The inspectors checked railroads that haul tanker trains loaded with “volatile crude oil” of the type that exploded in Quebec in July, 2013, incinerating downtown Lac-Mégantic and killing 47 people. The problems they identified “included worn rails and other equipment; bolts meant to hold tracks in place that were broken, loosened or missing; and cracks in steel bars joining sections of track. They also noted failures by railroads to quickly fix problems identified through inspections.”

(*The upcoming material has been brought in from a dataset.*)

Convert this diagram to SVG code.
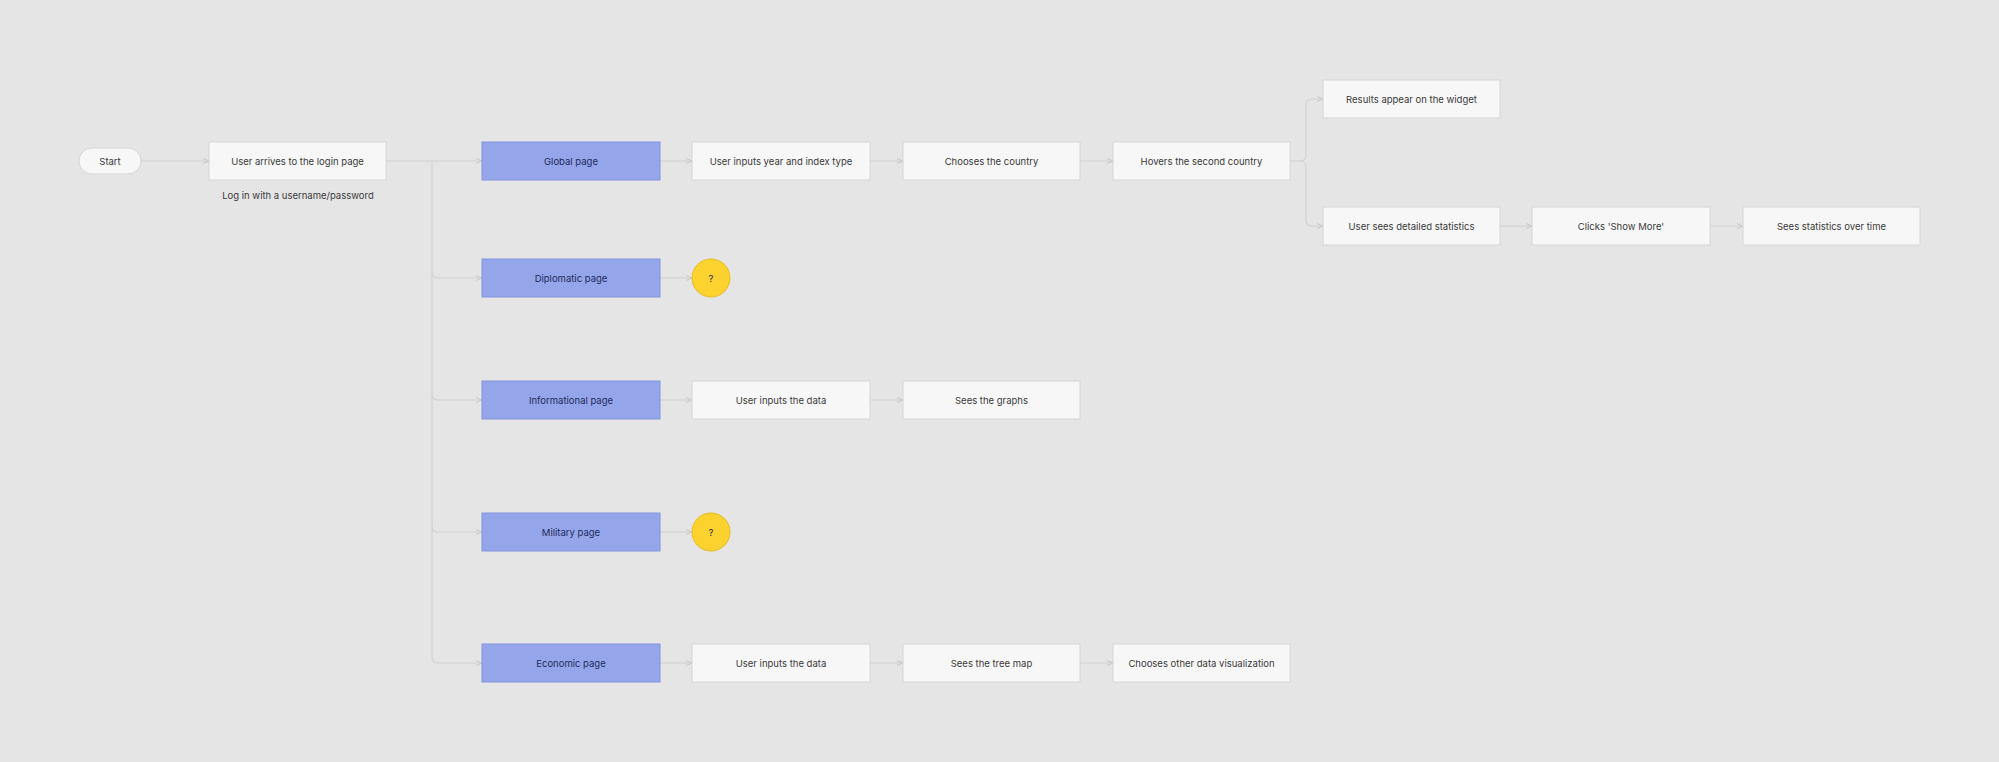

Many were “similar to those blamed in derailments that triggered massive fires or oil spills in Oregon, Virginia, Montana, and elsewhere,” AP reports. “In Lynchburg, VA, cracks in the track that went unrepaired led to a[n] oil train coming off the rails and exploding along the James River in 2014. In Culbertson, MT, a 2015 accident that spilled 27,000 gallons of oil from a BNSF Railway train was blamed on defective or missing fasteners used to hold the tracks in place. And in Mosier, OR, broken rail bolts were blamed in a Union Pacific oil train derailment and fire last year.”
The derailment in Lac-Mégantic was not, in fact, blamed on faulty rails, but on a combination of crew inattention and brake failure. Nevertheless, the ongoing occurrence of “apocalyptic” derailments of so-called “bomb trains” loaded with highly volatile grades of crude oil continues to focus critical scrutiny on the practice.